Sunday, 4 April 2010

Gastronomic pleasures of the '60s

Britain was not a foodie's paradise in the 1960s. Food was essentially dull stodge. School meals were unspeakably awful (gristly meat in gravy, powdered lumpy mashed potatoes, over-boiled greens). Ready meals didn't really exist - only Bird's Eye Chicken Pie springs to mind, bits of chicken and garden peas in that ubiquitous gravy, all in a pastry shell. I liked Bird's Eye Chicken Pie, associating it with those very rare occasions on which my mother was ill and my father would cook.

Supermarkets were still rare. I remember the old Sainsbury's on the Uxbridge Road in West Ealing before it was turned into a supermarket. There would be a grocery counter (queue here for sage and onion stuffing, gravy powder, jam, tinned pilchards and tapioca), a dairy counter (queue here for butter and cheese), a meat counter (queue here for lamb chops, mince and cold cuts). My favourites from Sainsbury's were mature Canadian Cheddar, gum-tinglingly good, with the word 'CANADA' stamped on the rind, and Hungarian salami (10/6d a pound, I recall); the right balance of meatiness, spiciness and under-stated garlic. Self-service came to our Sainsbury's some time in the mid-'60s.

My mother would do most of her shopping (very) locally, buying meat at Mr Laurence's, which typically she'd mince, add an egg and bread, and shape meatballs (kotlety mielone) for the frying pan. Fruit and veg at the greengrocer's further along the parade on Oaklands Road. Bread would come from Parker's on the Uxbridge Road (mostly ghastly white sliced); groceries (as in items in tins, packets, jars) from Sainsbury's. Ah, and fish - from MacFisheries on the Uxbridge Road.

Milk came delivered daily to our doorstep courtesy of Express Dairy's electric milk float. I remember yoghurt appearing in the late '60s; we'd first sampled this dairy delight on holiday in France; soon after our milkman began selling it. I also recall my brother (aged five) running down the middle of the Croft Gardens chasing the milk float and shouting at the milkman to stop as he wanted a yoghurt.

Tea was an essential requisite in every English household, and ours, despite its exotic provenance, was no exception. This was an age before the teabag. Tea was bought loose (we'd favour Brooke Bond) in quarter-pound packets, which often came with collector's cards (Butterflies of the World, for instance). The leaves would go into a glazed ceramic teapot (I recall one with blue-and-white stripes; I guess they'd be broken frequently or have chipped spouts so they'd not pour straight). Boiled water would come from the kettle that was boiled on the gas stove. I can see the kettle now; lime scale in the spout, aluminium, black bakelite (?) handle and lid knob, blackened around the base by the town gas flames. The tea would be served with milk, and for us young ones, with sugar. And Rich Tea biscuits. To my current taste buds - repulsive. At the time, reassuring, calming, nourishing and as English as Queen Victoria*.

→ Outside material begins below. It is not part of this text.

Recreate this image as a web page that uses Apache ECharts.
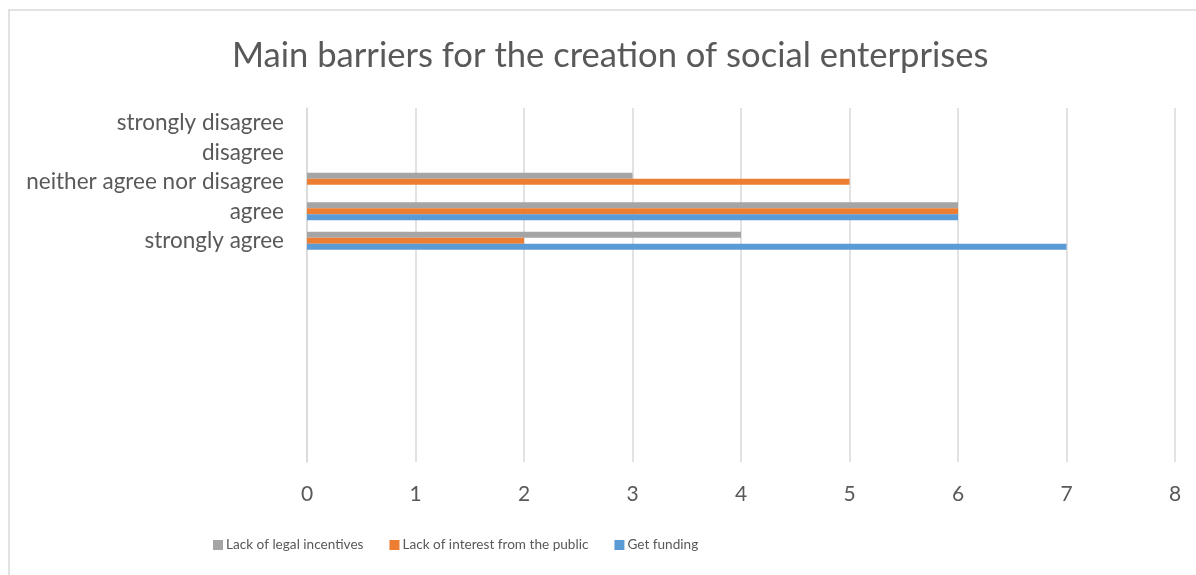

Being Polish, the more adventurous food in our house came from Pan Rozwadowski's Polish shop on the corner of Northfields Avenue and Elers Road. Here, my parents would buy powidly (plum jam), smoked meats, krówki (Polish cream fudge) and other foreign-currency earning products denied its subjects by Poland's communist regime

Food in Britain suddenly became exciting in the 1970s with the advent of foreign food. Until then, Britons of almost all classes were condemned to an awful diet.
* Who, as Captain Edmund Blackadder pointed out had 'a German father, was married to a German and was surnamed Saxe-Coburg-Gotha'.